Sur la RGPP en Île-de-France, permettez-moi une confidence : je n'étais pas un fanatique des directions régionales de l'environnement, de l'aménagement et du logement, les DREAL. Je préconisais plutôt une fusion de la direction de l'industrie, de la recherche et de l'environnement (DRIRE) et de la DIREN et un maintien de la direction régionale de l'équipement. Le champ des DREAL me semble un peu excessif. Étant têtu, j'ai obtenu gain de cause en Île-de-France. Il y existe donc une direction régionale de l'équipement et de l'aménagement, qui intègre la direction des routes ; une direction régionale de l'hébergement et du logement et la réconciliation de l'environnement et de l'énergie au sein d'une même direction régionale. Autre spécificité, l'Île-de-France est une zone extrêmement urbanisée partageant des problèmes communs ; d'où des directions régionales interdépartementales, notamment pour les trois départements de la petite couronne. Enfin, dernière originalité : la préfecture de Paris intègre, en son sein et dans le même lieu physique depuis un mois, les unités territoriales de l'aménagement et de l'équipement et la direction de la cohésion sociale sous l'autorité du préfet sur le modèle de l'expérimentation conduite dans le Lot, soit l'intégration au sein d'un service unique comme dans les conseils généraux.

M. Charles Revet . - J'aurais aimé en savoir plus sur les agences, dont le nombre a cru et embelli ces dernières années. Depuis que l'État s'est recentré sur sa mission régalienne de contrôle, c'en est fini de la période faste où les services de l'État accompagnaient les communes dans la maîtrise d'ouvrage. Pour autant, contrôle et conseil sont-ils incompatibles ? N'est-ce pas dans l'intérêt de tous de diminuer les risques d'erreur ?

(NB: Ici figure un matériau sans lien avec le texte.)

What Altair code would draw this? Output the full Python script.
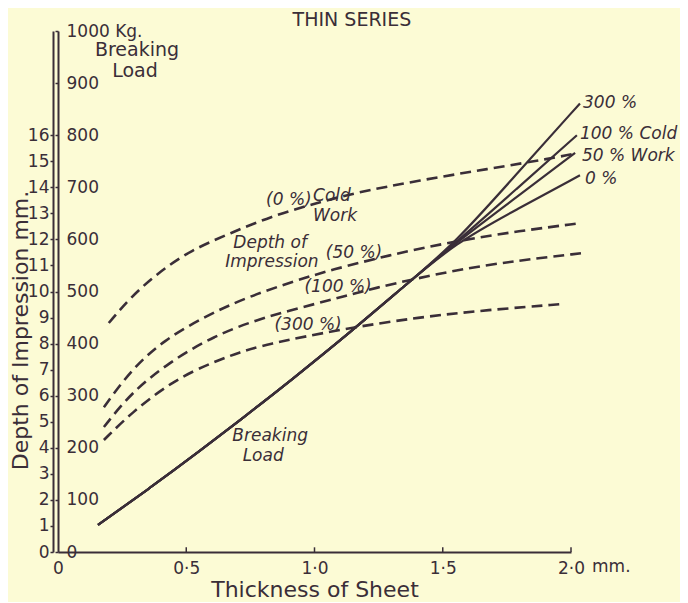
import altair as alt
import pandas as pd

INK = "#3a2e38"
BG = "#fcfbd5"
FONT = "DejaVu Sans"

# ---- Depth of impression (mm) against thickness of sheet (mm): dashed curves
thick_0 = [0.198, 0.284, 0.389, 0.518, 0.673, 0.829, 0.996, 1.152, 1.412, 1.673, 1.930, 2.023]
depth_0 = [8.79, 9.79, 10.71, 11.59, 12.24, 12.88, 13.36, 13.78, 14.27, 14.70, 15.12, 15.31]
thick_50 = [0.179, 0.284, 0.412, 0.584, 0.739, 0.934, 1.062, 1.284, 1.541, 1.802, 2.035]
depth_50 = [5.56, 6.98, 8.14, 9.10, 9.79, 10.44, 10.82, 11.38, 11.92, 12.33, 12.62]
thick_100 = [0.179, 0.284, 0.428, 0.607, 0.802, 1.062, 1.218, 1.541, 1.802, 2.043]
depth_100 = [4.80, 6.10, 7.25, 8.30, 9.02, 9.67, 10.10, 10.82, 11.20, 11.47]
thick_300 = [0.179, 0.284, 0.451, 0.607, 0.712, 0.802, 1.101, 1.412, 1.673, 1.969]
depth_300 = [4.30, 5.33, 6.60, 7.30, 7.68, 7.95, 8.55, 9.02, 9.29, 9.52]

# ---- Breaking load (kg): shared lower part, then four branches
common_thick = [0.156, 0.362, 0.556, 0.712, 0.907, 1.140, 1.354, 1.549]
common_load = [52, 124, 195, 254, 329, 422, 512, 593]
branch_thick = {"300": [1.794, 2.035], "100": [1.786, 2.023], "50": [1.782, 2.016], "0": [1.790, 2.035]}
branch_load = {"300": [729, 861], "100": [696, 800], "50": [679, 766], "0": [658, 723]}

# ---- axis values
x_ticks = [0, 0.5, 1.0, 1.5, 2.0]
depth_ticks = list(range(0, 17))
load_ticks = list(range(0, 1001, 100))

# ---- annotations (x in mm thickness, y in mm depth)
ital_center_text = ["(0 %)", "Cold", "Work", "Depth of", "Impression", "(50 %)", "(100 %)", "(300 %)", "Breaking", "Load"]
ital_center_x = [0.900, 1.068, 1.080, 0.827, 0.834, 1.154, 1.092, 0.975, 0.827, 0.800]
ital_center_y = [13.50, 13.66, 12.89, 11.86, 11.13, 11.47, 10.17, 8.71, 4.45, 3.68]

ital_left_text = ["300 %", "100 % Cold", "50 % Work", "0 %"]
ital_left_x = [2.047, 2.035, 2.043, 2.055]
ital_left_y = [17.23, 16.04, 15.20, 14.31]

upright_text = ["Breaking", "Load"]
upright_x = [0.308, 0.300]
upright_y = [19.26, 18.46]

title_text = ["THIN SERIES"]
title_x = [1.146]
title_y = [20.20]

unit_text = ["mm."]
unit_x = [2.082]
unit_y = [-0.58]

# ---- build tables
rows = []
for name, xs, ys in [("0", thick_0, depth_0), ("50", thick_50, depth_50),
                     ("100", thick_100, depth_100), ("300", thick_300, depth_300)]:
    for i, (a, b) in enumerate(zip(xs, ys)):
        rows.append({"series": name, "thick": a, "depth": b, "order": i})
df_depth = pd.DataFrame(rows)

rows = []
for name in ["0", "50", "100", "300"]:
    xs = common_thick + branch_thick[name]
    ys = common_load + branch_load[name]
    for i, (a, b) in enumerate(zip(xs, ys)):
        rows.append({"series": name, "thick": a, "load": b, "order": i})
df_load = pd.DataFrame(rows)

df_ital_c = pd.DataFrame({"t": ital_center_text, "thick": ital_center_x, "depth": ital_center_y})
df_ital_l = pd.DataFrame({"t": ital_left_text, "thick": ital_left_x, "depth": ital_left_y})
df_up = pd.DataFrame({"t": upright_text, "thick": upright_x, "depth": upright_y})
df_title = pd.DataFrame({"t": title_text, "thick": title_x, "depth": title_y})
df_unit = pd.DataFrame({"t": unit_text, "thick": unit_x, "depth": unit_y})
df_xt = pd.DataFrame({"thick": x_ticks[1:], "depth": [0] * 4, "depth2": [0.18] * 4})

x_axis = alt.Axis(
    values=x_ticks,
    labelExpr="datum.value == 0 ? '0' : replace(format(datum.value, '.1f'), '.', '·')",
    title="Thickness of Sheet", titleFont=FONT, titleFontSize=22, titleFontWeight="normal",
    titleColor=INK, titlePadding=3,
    labelFont=FONT, labelFontSize=17, labelColor=INK, labelPadding=8,
    labelFlush=False, labelOverlap=False, labelBound=False,
    ticks=False, domainColor=INK, domainWidth=2, grid=False,
)
x_enc = alt.X("thick:Q", scale=alt.Scale(domain=[0, 2.0], nice=False, zero=False), axis=x_axis)

depth_axis = alt.Axis(
    orient="left", offset=5, values=depth_ticks,
    title="Depth of Impression mm.", titleFont=FONT, titleFontSize=22, titleFontWeight="normal",
    titleColor=INK, titleAngle=270, titleX=-26, titleY=299, titleBaseline="alphabetic", titleAlign="center",
    labelFont=FONT, labelFontSize=17, labelColor=INK, labelPadding=1,
    labelFlush=False, labelOverlap=False,
    tickSize=3, tickColor=INK, tickWidth=1.5, domainColor=INK, domainWidth=2, grid=False,
)
y_depth = alt.Y("depth:Q", scale=alt.Scale(domain=[0, 20], nice=False, zero=True), axis=depth_axis)

load_axis = alt.Axis(
    orient="left", offset=0, values=load_ticks,
    labelExpr="datum.value == 1000 ? '1000 Kg.' : datum.label",
    title=None, labelFont=FONT, labelFontSize=17, labelColor=INK,
    labelAlign="left", labelPadding=-11, labelFlush=False, labelOverlap=False,
    tickSize=3, tickColor=INK, tickWidth=1.5, domainColor=INK, domainWidth=2, grid=False,
)
y_load = alt.Y("load:Q", scale=alt.Scale(domain=[0, 1000], nice=False), axis=load_axis)

dashed = alt.Chart(df_depth).mark_line(
    color=INK, strokeWidth=2.6, strokeDash=[11, 6], interpolate="basis", strokeCap="butt"
).encode(x=x_enc, y=y_depth, detail="series:N", order="order:Q")

xticks = alt.Chart(df_xt).mark_rule(color=INK, strokeWidth=1.5).encode(
    x=x_enc, y=y_depth, y2="depth2:Q")

ital_c = alt.Chart(df_ital_c).mark_text(
    font=FONT, fontSize=17, fontStyle="italic", color=INK, align="center", baseline="middle"
).encode(x=x_enc, y=y_depth, text="t:N")

ital_l = alt.Chart(df_ital_l).mark_text(
    font=FONT, fontSize=17, fontStyle="italic", color=INK, align="left", baseline="middle"
).encode(x=x_enc, y=y_depth, text="t:N")

up = alt.Chart(df_up).mark_text(
    font=FONT, fontSize=19, color=INK, align="center", baseline="middle"
).encode(x=x_enc, y=y_depth, text="t:N")

ttl = alt.Chart(df_title).mark_text(
    font=FONT, fontSize=19, color=INK, align="center", baseline="alphabetic"
).encode(x=x_enc, y=y_depth, text="t:N")

unit = alt.Chart(df_unit).mark_text(
    font=FONT, fontSize=17, color=INK, align="left", baseline="middle"
).encode(x=x_enc, y=y_depth, text="t:N")

depth_group = alt.layer(dashed, xticks, ital_c, ital_l, up, ttl, unit)

solid = alt.Chart(df_load).mark_line(
    color=INK, strokeWidth=2.2, interpolate="basis"
).encode(x=x_enc, y=y_load, detail="series:N", order="order:Q")

chart = alt.layer(depth_group, solid).resolve_scale(y="independent").properties(
    width=513, height=521,
    autosize=alt.AutoSizeParams(type="none"),
    padding={"left": 50, "top": 23, "right": 109, "bottom": 50},
    background=BG,
).configure_view(stroke=None)

chart.save("out.html", embed_options={"renderer": "svg", "actions": False})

M. Jean-Luc Fichet . - En Bretagne, la situation est inquiétante. Quel est le devenir des sous-préfectures ?

M. Éric Doligé . - Le renforcement des pouvoirs des collectivités territoriales ne pose-t-il pas un problème psychologique aux agents des préfectures et sous-préfectures ?

Mme Valérie Létard . - L'objectif de la réforme de l'administration est de changer de culture, de passer d'une logique de guichet à une logique de conseil. L'assistance à la maîtrise d'ouvrage est donc au coeur du sujet. Les intercommunalités peuvent certes mutualiser les moyens, mais ce n'est pas toujours suffisant, vu la complexité des exigences auxquelles il faut nous conformer pour respecter la législation. L'État ne gagnerait-il pas à adopter une approche de coproduction et de conseil, plutôt que de se limiter à l'instruction et à la censure ? Une intervention de l'État en amont éviterait de perdre du temps, des financements, et limiterait les difficultés en aval !

M. Raymond Couderc . - Attention aux effets pervers. Si les sous-préfets sont toujours prêts à nous accompagner, les directions spécialisées, en revanche, s'empressent de juger impossibles tous nos projets... Ces fonctionnaires compenseraient-ils une perte de pouvoir par un contrôle excessivement strict ?

M. Daniel Canepa . - S'agissant de l'assistance à la maîtrise d'ouvrage, complexité signifie rareté des hommes, et donc nécessité de regrouper. Or les élus ont besoin de proximité ; c'est possible, avec un sous-préfet comme pilote et un droit de tirage sur la capacité en matière grise, regroupée au niveau régional.

Le sous-préfet doit être maître Jacques : il n'a pas tous les moyens à disposition, mais doit pouvoir les mobiliser ; les directions régionales doivent se plier à ses orientations.

Je pense avec vous que l'État doit jouer un rôle de coproduction et de conseil auprès des collectivités, et non seulement de censeur. Je m'efforce qu'il en soit ainsi. Il sera toutefois amené à rendre des décisions ou des avis emportant un jugement. Au préfet de piloter les directions régionales et interministérielles dans ce sens. Seule limite, les moyens...

L'Association du corps préfectoral estime qu'il faut ouvrir le dossier de la réorganisation des sous-préfectures. Sur ce point, nous sommes en décalage avec le ministère de l'Intérieur... Il faut dire que les villes vivent la perte de leur sous-préfecture comme une atteinte intolérable à leur standing ; lorsque j'avais suggéré que Boulogne et Montreuil-sur-mer se partagent un sous-préfet, les élus avaient demandé ma tête !

Je ne pense pas qu'il y ait des services en souffrance, mais il peut y avoir des agents en souffrance. Le rôle du management est aussi de redonner confiance et d'accompagner le changement. Celui-ci peut être douloureux, mais il n'y a pas de raison de laisser un agent continuer à faire ce qu'il fait depuis vingt ans si cela ne sert plus à rien !

M. François Patriat , président . - Merci de vos réponses.